Friday, 23 January 2009

You're history

There are some things in life that are so ghastly you have to repress the memory of them.

Like the 1980s.

Until I sat down to watch Style on Trial: 1980s I thought I had forgotten all about shoulder pads and shell suits. Lazy people call the 70s the decade that taste forgot. I think not. Consider the evidence: Spandau Ballet, Princess Diana, Margaret Thatcher...

If you were to ask me, I’d tell you that I hated the 80s. The New Romantics, the recession, really bad pop music, the north-south divide, style over substance, the idea that Madonna mattered, the loadsamoney mentality that’s got us into the mess we’re in today.

The 80s brought us ‘aspirational’, ‘lifestyle’, ‘the brand’. They invented consumerism as we know it in the 21st century. They made us shallow and they made us selfish and they made us forget what’s important in life (and it’s not your haircut).

And what those who celebrate those things forget is that for many people, there were no ‘lifestyle choices’. Back in 2009, every time I hear the television news I get a sinking feeling that’s the beginning of fear. Another business closing. Another group of people losing their jobs. It feels like the 80s all over again. The 80s that I remember.

‘Extreme excitement’ said one of the talking heads on the TV. Not if you were one of the 3 million unemployed it wasn’t.

Yes, I hated the 80s. Always did, always will. Didn’t even care much for them at the time. But watching that programme - and these programmes are always as much about social history as about frocks - I have to admit that they have had an influence on me, and one that goes further than the fact it took me 20 years to stop wearing black.
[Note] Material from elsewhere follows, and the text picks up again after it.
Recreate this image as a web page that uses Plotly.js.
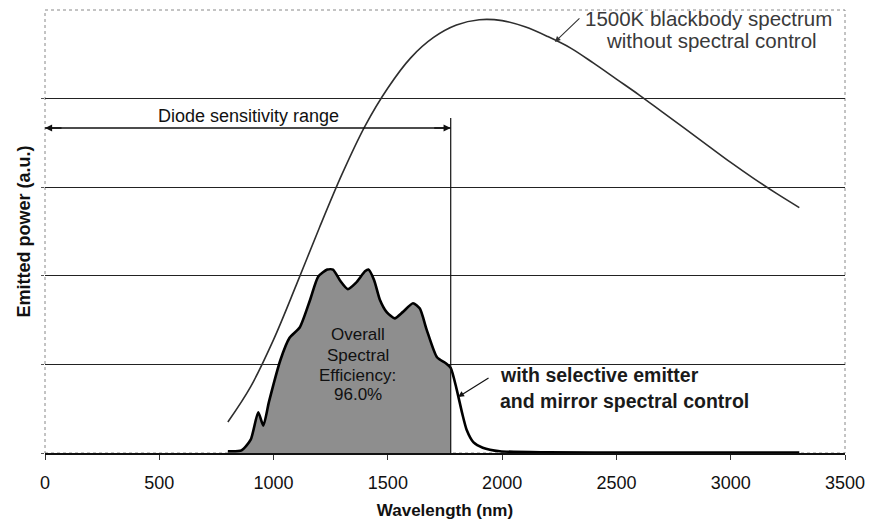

The idea that what you choose to wear says something about you (even if it’s only: I’m young, foolish and pretentious) is a concept I still hold dear. And the sexual politics of the early 80s - the decade that feminism went mainstream - still influences the way I see the world. I never did do power dressing, but I did struggle to be taken seriously in my chosen field. It's hard to imagine now, but it was only in the 80s that women really started to stake a claim to the workplace: I’m probably in the last generation of British women who left the education system expecting a job rather than a career.

Maybe I am a child of the 80s after all. But there are some things I will never believe in. ‘Stylish tracksuit’? That is a perfect example of something I was taught about in my 70s schooldays: it has to be an oxymoron.